WHAT IS REQUIRED → Quote all entries exactly, leaving pictures aside.

Items from a data source
* Begin *
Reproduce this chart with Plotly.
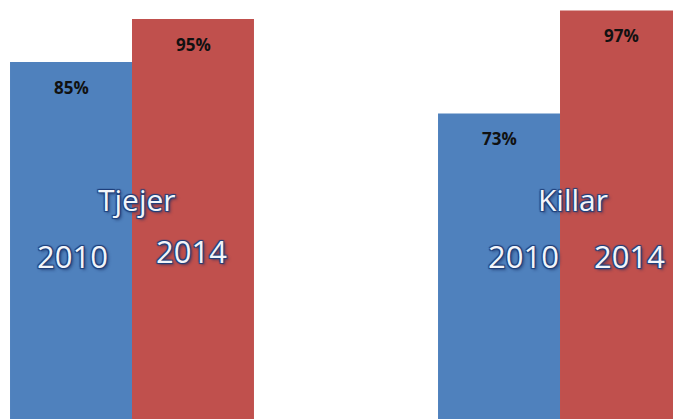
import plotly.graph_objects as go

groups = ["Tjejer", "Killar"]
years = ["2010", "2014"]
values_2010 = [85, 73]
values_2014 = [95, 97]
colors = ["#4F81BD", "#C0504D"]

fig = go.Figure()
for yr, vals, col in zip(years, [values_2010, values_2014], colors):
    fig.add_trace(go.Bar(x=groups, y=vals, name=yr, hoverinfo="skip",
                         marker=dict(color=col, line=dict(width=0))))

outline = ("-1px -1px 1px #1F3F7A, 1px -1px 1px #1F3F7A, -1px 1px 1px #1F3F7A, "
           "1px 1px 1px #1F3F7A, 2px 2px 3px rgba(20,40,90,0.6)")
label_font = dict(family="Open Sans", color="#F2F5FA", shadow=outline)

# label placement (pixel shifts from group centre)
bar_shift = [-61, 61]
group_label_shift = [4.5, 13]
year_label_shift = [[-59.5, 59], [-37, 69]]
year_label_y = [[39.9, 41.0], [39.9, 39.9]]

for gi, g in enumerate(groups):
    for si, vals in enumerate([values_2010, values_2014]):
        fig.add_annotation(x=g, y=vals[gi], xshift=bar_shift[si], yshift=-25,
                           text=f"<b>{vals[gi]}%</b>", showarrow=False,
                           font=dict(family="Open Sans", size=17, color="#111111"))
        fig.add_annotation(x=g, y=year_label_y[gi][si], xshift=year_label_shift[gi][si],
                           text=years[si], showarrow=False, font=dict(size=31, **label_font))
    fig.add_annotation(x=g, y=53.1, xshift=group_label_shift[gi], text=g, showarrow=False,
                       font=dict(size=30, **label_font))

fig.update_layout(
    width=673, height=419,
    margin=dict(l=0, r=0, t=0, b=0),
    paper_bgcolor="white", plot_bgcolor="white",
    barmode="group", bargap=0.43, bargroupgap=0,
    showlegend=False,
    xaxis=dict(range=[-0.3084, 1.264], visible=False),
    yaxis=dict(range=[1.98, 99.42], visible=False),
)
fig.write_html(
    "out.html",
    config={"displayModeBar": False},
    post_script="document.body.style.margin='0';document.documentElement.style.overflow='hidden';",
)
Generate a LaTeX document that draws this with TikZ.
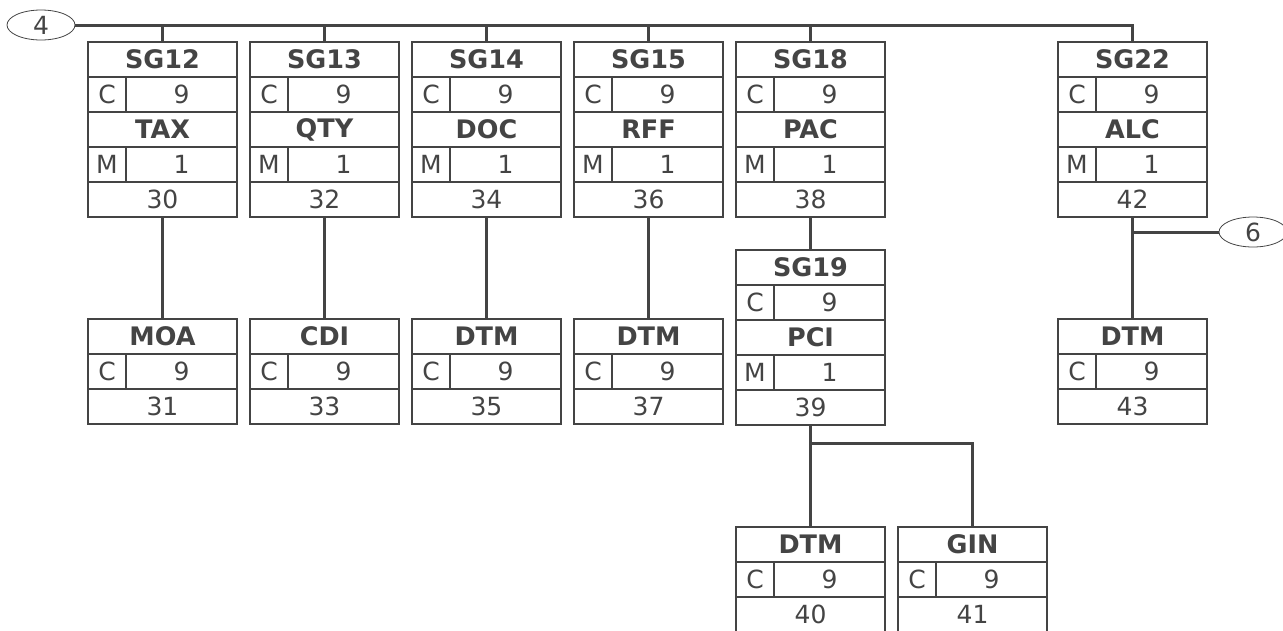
* End *
ANSWER FOR THIS EXERCISE →
Reproduce this chart with Plotly.
import plotly.graph_objects as go

groups = ["Tjejer", "Killar"]
years = ["2010", "2014"]
values_2010 = [85, 73]
values_2014 = [95, 97]
colors = ["#4F81BD", "#C0504D"]

fig = go.Figure()
for yr, vals, col in zip(years, [values_2010, values_2014], colors):
    fig.add_trace(go.Bar(x=groups, y=vals, name=yr, hoverinfo="skip",
                         marker=dict(color=col, line=dict(width=0))))

outline = ("-1px -1px 1px #1F3F7A, 1px -1px 1px #1F3F7A, -1px 1px 1px #1F3F7A, "
           "1px 1px 1px #1F3F7A, 2px 2px 3px rgba(20,40,90,0.6)")
label_font = dict(family="Open Sans", color="#F2F5FA", shadow=outline)

# label placement (pixel shifts from group centre)
bar_shift = [-61, 61]
group_label_shift = [4.5, 13]
year_label_shift = [[-59.5, 59], [-37, 69]]
year_label_y = [[39.9, 41.0], [39.9, 39.9]]

for gi, g in enumerate(groups):
    for si, vals in enumerate([values_2010, values_2014]):
        fig.add_annotation(x=g, y=vals[gi], xshift=bar_shift[si], yshift=-25,
                           text=f"<b>{vals[gi]}%</b>", showarrow=False,
                           font=dict(family="Open Sans", size=17, color="#111111"))
        fig.add_annotation(x=g, y=year_label_y[gi][si], xshift=year_label_shift[gi][si],
                           text=years[si], showarrow=False, font=dict(size=31, **label_font))
    fig.add_annotation(x=g, y=53.1, xshift=group_label_shift[gi], text=g, showarrow=False,
                       font=dict(size=30, **label_font))

fig.update_layout(
    width=673, height=419,
    margin=dict(l=0, r=0, t=0, b=0),
    paper_bgcolor="white", plot_bgcolor="white",
    barmode="group", bargap=0.43, bargroupgap=0,
    showlegend=False,
    xaxis=dict(range=[-0.3084, 1.264], visible=False),
    yaxis=dict(range=[1.98, 99.42], visible=False),
)
fig.write_html(
    "out.html",
    config={"displayModeBar": False},
    post_script="document.body.style.margin='0';document.documentElement.style.overflow='hidden';",
)
Generate a LaTeX document that draws this with TikZ.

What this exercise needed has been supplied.